The Court held that administrative approvals do not require extensive reasoning akin to judicial orders. The Commissioner’s satisfaction is an administrative act performed after examining the AO’s recorded reasons; thus, as long as the Commissioner acknowledges being convinced, it demonstrates compliance. Overburdening this process with a demand for lengthy justifications would defeat the purpose of efficiency in tax administration.

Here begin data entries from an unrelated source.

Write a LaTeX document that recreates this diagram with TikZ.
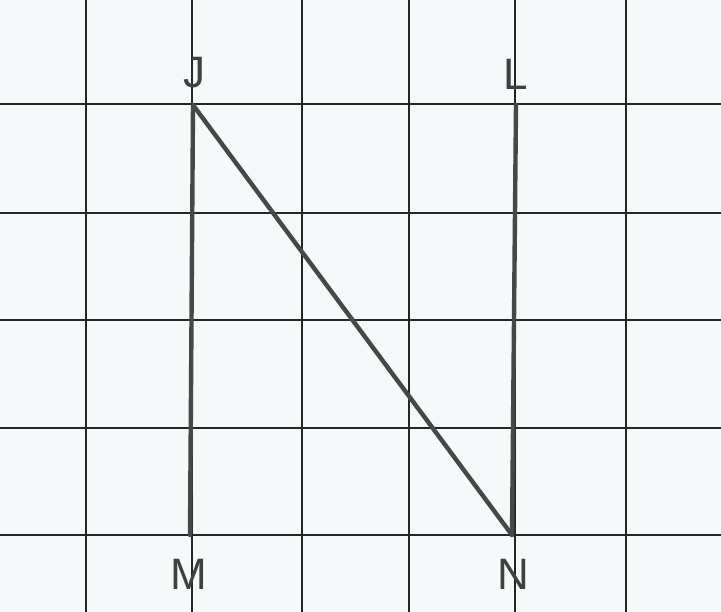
\documentclass[tikz,border=0pt]{standalone}
\usepackage{fontspec}
\setmainfont{Liberation Sans}
\begin{document}
\begin{tikzpicture}[x=1pt,y=-1pt,
  gridline/.style={draw=black!85, line width=1.5pt},
  segline/.style={draw=black!72, line width=4.4pt, line cap=round, line join=round},
  ptlabel/.style={text=black!75, font=\fontsize{44}{46}\selectfont, inner sep=0pt}]
\fill[fill={rgb,255:red,246;green,249;blue,249}] (0,0) rectangle (721,612);
\useasboundingbox (0,0) rectangle (721,612);
% grid
\foreach \x in {86,192,302,409,515,626} \draw[gridline] (\x,0) -- (\x,612);
\foreach \y in {104,213,320,428,535} \draw[gridline] (0,\y) -- (721,\y);
% points
\coordinate (J) at (193,105);
\coordinate (L) at (516,105);
\coordinate (M) at (190,535);
\coordinate (N) at (512,535);
% segments
\draw[segline] (J) -- (M);
\draw[segline] (J) -- (N);
\draw[segline] (L) -- (N);
% labels
\node[ptlabel] (lJ) at (194,73) {J};
\node[ptlabel] (lL) at (516,74) {L};
\node[ptlabel] (lM) at (189,574) {M};
\node[ptlabel] (lN) at (513,574) {N};
\end{tikzpicture}
\end{document}
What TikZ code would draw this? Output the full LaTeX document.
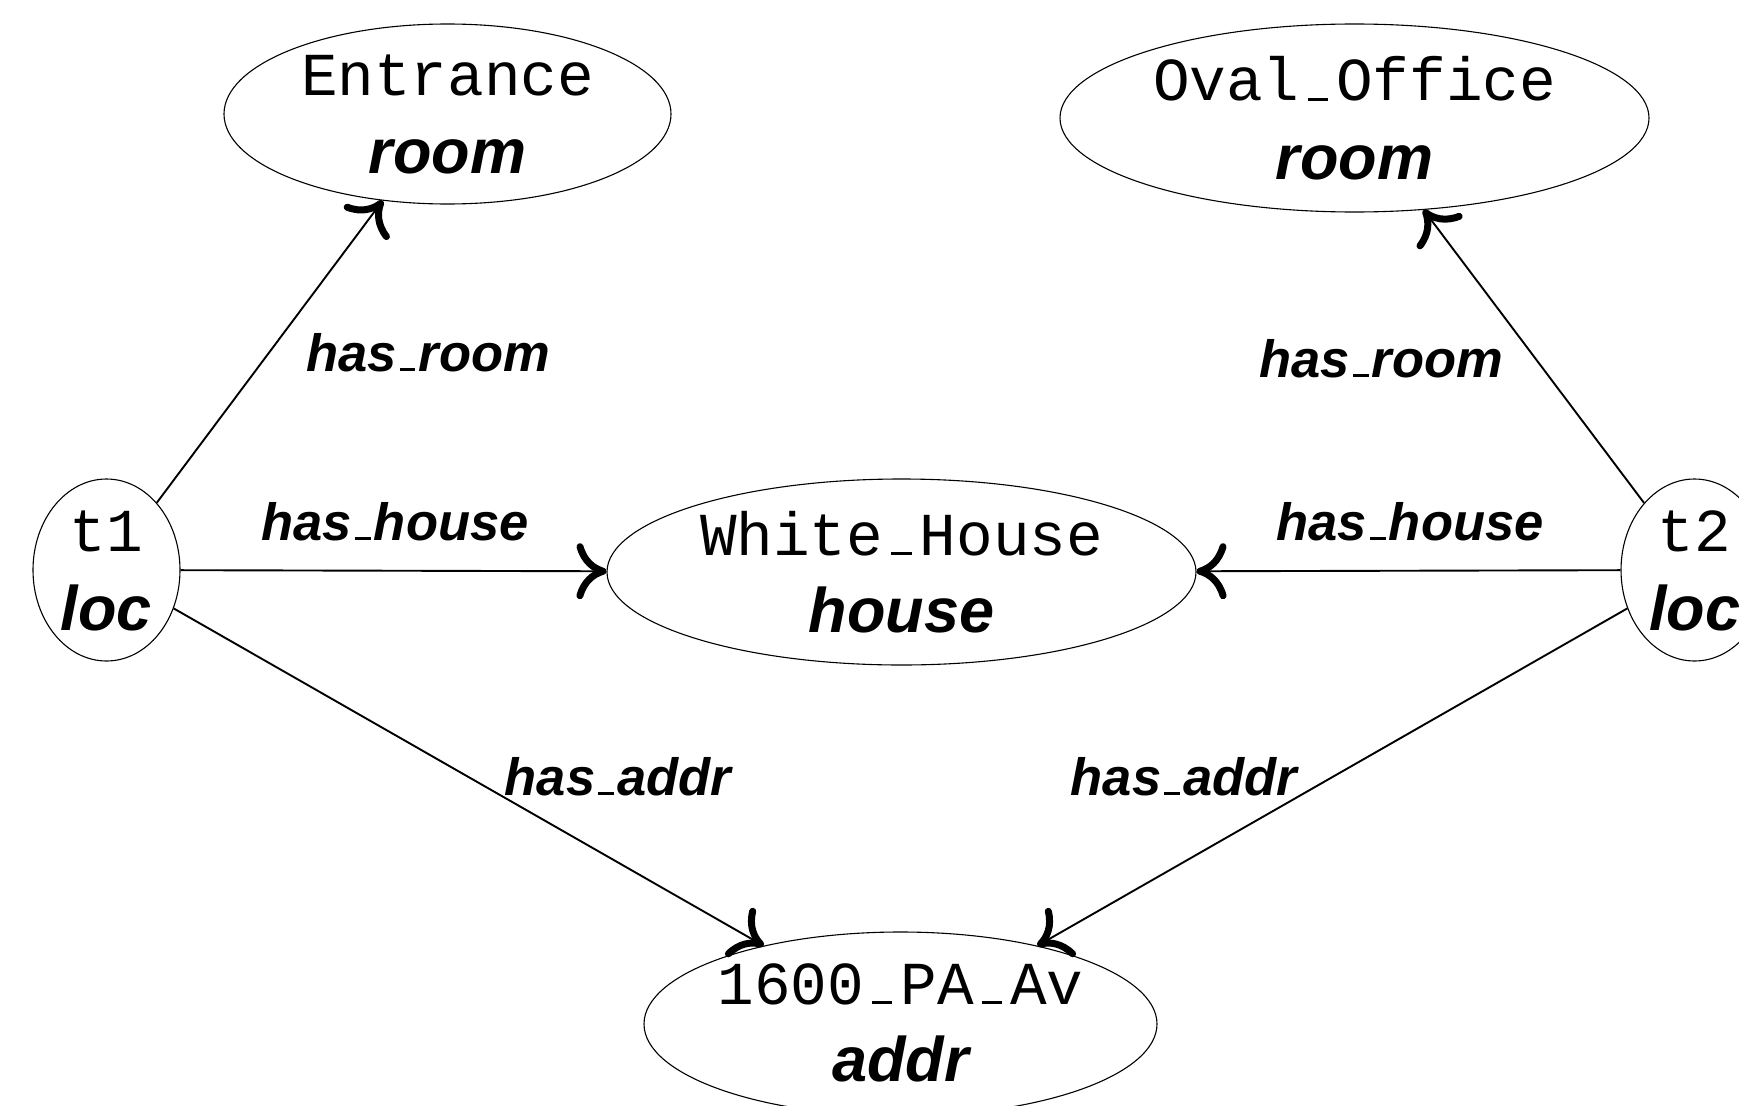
\documentclass[tikz,border=0pt]{standalone}
\usepackage{fontspec}
\setmainfont{Liberation Sans}
\newfontfamily\monof{Liberation Mono}
\usetikzlibrary{shapes.geometric,arrows.meta}
\newcommand\monous{\makebox[0.6em][c]{\rule{0.33em}{0.045em}}}
\newcommand\sansus{\kern0.06em\rule{0.3em}{0.06em}\kern0.06em}
\tikzset{
  ent/.style={ellipse, draw, line width=1.1pt, inner sep=0pt},
  nametxt/.style={anchor=base, font=\fontsize{61}{61}\monof, inner sep=0pt},
  typetxt/.style={anchor=base, font=\fontsize{63}{63}\selectfont\bfseries\itshape, inner sep=0pt},
  lbl/.style={anchor=base, font=\fontsize{52.5}{52.5}\selectfont\bfseries\itshape, inner sep=0pt},
  rel/.style={line width=1.9pt, -{To[length=30pt,width=56pt,line width=7pt]}}
}
\begin{document}
\begin{tikzpicture}[x=1pt,y=-1pt]
\useasboundingbox (0,0) rectangle (1739,1105);
% entity ellipses
\node[ent, minimum width=447pt, minimum height=180pt] (ent) at (447.5,114) {};
\node[ent, minimum width=589pt, minimum height=188pt] (oval) at (1354.5,118) {};
\node[ent, minimum width=589pt, minimum height=186pt] (wh) at (901.5,572) {};
\node[ent, minimum width=147pt, minimum height=182pt] (t1) at (106.5,570) {};
\node[ent, minimum width=147pt, minimum height=182pt] (t2) at (1694.5,570) {};
\node[ent, minimum width=513pt, minimum height=184pt] (addr) at (900.5,1024) {};
% texts
\node[nametxt] (entn) at ([yshift=18pt]ent.center) {Entrance};
\node[typetxt] (entt) at ([yshift=-59pt]ent.center) {room};
\node[nametxt] (ovaln) at ([yshift=17pt]oval.center) {Oval\monous Office};
\node[typetxt] (ovalt) at ([yshift=-61pt]oval.center) {room};
\node[nametxt] (whn) at ([yshift=17pt]wh.center) {White\monous House};
\node[typetxt] (wht) at ([yshift=-60pt]wh.center) {house};
\node[nametxt] (t1n) at ([yshift=19pt]t1.center) {t1};
\node[typetxt] (t1t) at ([yshift=-60pt]t1.center) {loc};
\node[nametxt] (t2n) at ([yshift=19pt]t2.center) {t2};
\node[typetxt] (t2t) at ([yshift=-60pt]t2.center) {loc};
\node[nametxt] (addrn) at ([yshift=20pt]addr.center) {1600\monous PA\monous Av};
\node[typetxt] (addrt) at ([yshift=-57pt]addr.center) {addr};
% relations
\draw[rel] (t1) -- (ent);
\draw[rel] (t1) -- (wh);
\draw[rel] (t1) -- (addr);
\draw[rel] (t2) -- (oval);
\draw[rel] (t2) -- (wh);
\draw[rel] (t2) -- (addr);
% relation labels
\node[lbl] (l1) at (428,371) {has\sansus room};
\node[lbl] (l2) at (395,540) {has\sansus house};
\node[lbl] (l3) at (618,795) {has\sansus addr};
\node[lbl] (l4) at (1381,377) {has\sansus room};
\node[lbl] (l5) at (1410,540) {has\sansus house};
\node[lbl] (l6) at (1184,795) {has\sansus addr};
\end{tikzpicture}
\end{document}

The Bench also examined the facts of the case, observing that the assessee had failed to prove the genuineness of a ₹25 lakh credit entry in its books. Given the AO’s detailed reasons and the Commissioner’s recorded satisfaction, the procedural and substantive requirements for reopening were fully met. The ITAT, according to the High Court, erred in presuming that brevity equates to non-application of mind.

In a strongly worded passage, the Bench observed:

“So it must be held that the language ‘Yes, I am convinced it is a fit case for reopening the assessment under Section 147 by issuing notice under Section 148’ satisfies the mandate of Section 151(1) of the Act in this case. The Tribunal has clearly erred in not appreciating the above language used by the Competent Authority while granting approval.”

Accordingly, the Delhi High Court set aside the ITAT’s order, restoring the reassessment proceedings initiated by the Department. The judgment reinforces that statutory satisfaction need not be verbose but must convey certainty of conviction. By distinguishing between mechanical approvals and brief yet meaningful expressions of satisfaction, the Court has drawn a pragmatic boundary for interpreting administrative compliance under the Income Tax Act.

In conclusion, the Bench reiterated that while reassessment powers must not be exercised arbitrarily, the Commissioner’s approval in affirmative and clear language like “Yes, I am convinced” suffices to meet the statutory requirement of Section 151. The ruling effectively aligns administrative practicality with legal compliance, preventing excessive procedural rigidity that could impede legitimate revenue recovery.